Iodine 125 seed consumes 90% of their radioactivity in less than a year wherein therapy is completed. There is minimal radioactivity beyond the patient and to other persons nearby. The permanent Iodine 125 seeds are about the size of a grain of rice. Typically the number of seeds may range from 50 to the size of the prostate as determined by a preliminary volume study.

The prostate gland is treated entirely to provide a treatment uniform dose to ensure other involved areas of the gland not detected before are treated. adequately. Prior to the treatment itself, the patient undergoes the prostate volume study which is guided with a transrectal ultrasound machine. This enable the urologist to make a map of the prostate gland to accurately determine the number of seeds needed to treat the tumor therefore ensuring an accurate location for seed implantation.

The patient shall be given prior dietary restrictions and shall undergo bowel preparations. This will ensure that the rectum will be clear to allow visibility of the prostate during the procedure.

The patient will undergo cardio-pulmonary clearance prior to the procedure. Laboratory tests are done to evaluate the patient’s surgical risk to undergo the procedure under spinal anesthesia.

The patient shall discontinue blood thinners such as aspirins and the like at least one week prior to the seed implantation.

Thin needles are inserted into the prostate gland through the skin of the perineum (between the scrotum and the rectum) without any surgical incisions. The procedure is done in the operating room under spinal anesthesia so that it will be a pain-free experience.

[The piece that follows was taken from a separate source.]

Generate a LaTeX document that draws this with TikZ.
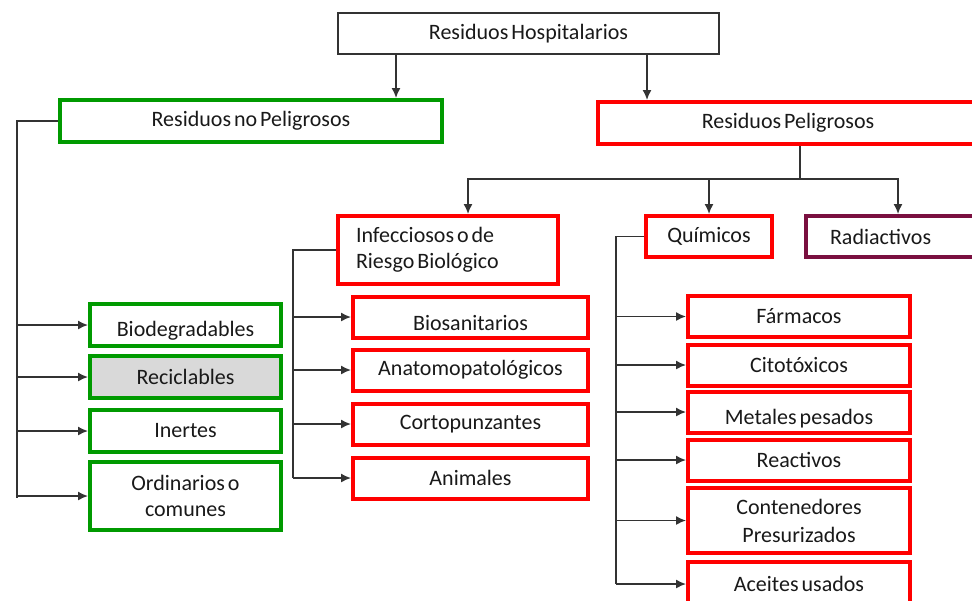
\documentclass[tikz,border=0pt]{standalone}
\usepackage{fontspec}
\setmainfont{Carlito}[WordSpace=0.6]
\usetikzlibrary{arrows.meta}
\definecolor{vino}{HTML}{7A1040}
\definecolor{verde}{HTML}{009A00}
\definecolor{rojo}{HTML}{FF0000}
\begin{document}
\begin{tikzpicture}[x=0.5pt,y=-0.5pt,
    caja/.style={draw,rectangle,inner sep=2pt,text=black!90,
      font=\fontsize{11}{13}\selectfont,align=center},
    noPel/.style={caja,draw=verde,line width=2pt,minimum width=95.5pt,minimum height=21pt},
    pel/.style={caja,draw=rojo,line width=2pt},
    bajo/.style={text height=13pt},
    linea/.style={draw=black!80,line width=0.75pt},
    flecha/.style={linea,-{Latex[length=5pt,width=4.5pt]}}]
  \useasboundingbox (0,0) rectangle (972,600);
  \clip (0,0) rectangle (972,600);
  % raiz y dos ramas
  \node[caja,draw=black!80,line width=0.75pt,minimum width=190.5pt,minimum height=20.5pt]
    (raiz) at (528.5,33.5) {Residuos Hospitalarios};
  \node[noPel,minimum width=191pt] (np) at (251,121) {Residuos no Peligrosos};
  \node[pel,minimum width=190pt,minimum height=21pt] (rp) at (788,123) {Residuos Peligrosos};
  \draw[flecha] ([xshift=-66.25pt]raiz.south) -- ([xshift=-66.25pt]raiz.south |- np.north);
  \draw[flecha] ([xshift=59.25pt]raiz.south) -- ([xshift=59.25pt]raiz.south |- rp.north);

  % residuos no peligrosos
  \node[noPel,bajo] (bio) at (185.5,325) {Biodegradables};
  \node[noPel,fill=black!15] (rec) at (185.5,377) {Reciclables};
  \node[noPel] (ine) at (185.5,431) {Inertes};
  \node[noPel,minimum height=34pt] (ord) at (185.5,496) {Ordinarios o\\comunes};
  \coordinate (npFin) at (17,498);
  \draw[linea] (np.west) -| (npFin);
  \foreach \n in {bio,rec,ine,ord}
    \draw[flecha] (npFin |- \n.west) -- (\n.west);

  % residuos peligrosos
  \node[pel,align=flush left,text width=92pt,inner xsep=9pt,minimum height=34pt]
    (inf) at (448,250) {Infecciosos o de\\Riesgo Biológico};
  \node[pel,minimum width=63pt,minimum height=20.5pt] (qui) at (709,236.5) {Químicos};
  \node[caja,draw=vino,line width=2pt,align=flush left,text width=62pt,inner xsep=12pt,
    minimum height=20.5pt] (rad) at (892,236.5) {Radiactivos};
  \coordinate (bus) at (800,179);
  \draw[linea] (rp.south -| bus) -- (bus);
  \draw[flecha] (bus) -| ([xshift=10pt]inf.north);
  \draw[flecha] (bus) -| ([xshift=3pt]rad.north);
  \draw[flecha] (qui.north |- bus) -- (qui.north);

  % infecciosos
  \tikzstyle{every node}=[pel,minimum width=117.5pt,minimum height=20.5pt]
  \node[bajo,text height=14pt] (bsa) at (470.5,317) {Biosanitarios};
  \node (ana) at (470.5,370) {Anatomopatológicos};
  \node (cor) at (470.5,424) {Cortopunzantes};
  \node (ani) at (470.5,478) {Animales};
  \coordinate (infFin) at (293,478);
  \draw[linea] (inf.west) -| (infFin);
  \foreach \n in {bsa,ana,cor,ani}
    \draw[flecha] (infFin |- \n.west) -- (\n.west);

  % quimicos
  \tikzstyle{every node}=[pel,minimum width=111pt,minimum height=20.5pt]
  \node (far) at (799,316.5) {Fármacos};
  \node (cit) at (799,365) {Citotóxicos};
  \node[bajo,text height=14pt] (met) at (799,412) {Metales pesados};
  \node (rea) at (799,460) {Reactivos};
  \node[minimum height=32.5pt,font=\fontsize{11}{14}\selectfont] (con) at (799,520.5) {Contenedores\\Presurizados};
  \node[minimum height=22pt] (ace) at (799,584) {Aceites usados};
  \coordinate (quiFin) at (616,584);
  \draw[linea] (qui.west) -| (quiFin);
  \foreach \n in {far,cit,met,rea,con,ace}
    \draw[flecha] (quiFin |- \n.west) -- (\n.west);
\end{tikzpicture}
\end{document}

To ensure proper placement of the needles in conformity to that obtained from the planning, transrectal ultrasound guidance is again utilized. When the exact location of the needle has been ascertained, the seeds will then be deposited into the prostate gland, while the needle is being removed.

Finally a urinary catheter will be placed temporarily into the bladder to allow urine drainage and irrigation for about 24 hours until the patient is discharged the day after. The patient will be brought to the recovery room for about one to two hours. The patient may then resume their usual regular diets. Slight discomfort is experienced by the patients which are relived by oral pain medications. Bloody urine is expected and usually clears within 72 hours. If bleeding and pain persists or fever develops and become more pronounced, the patient should contact their attending urologist.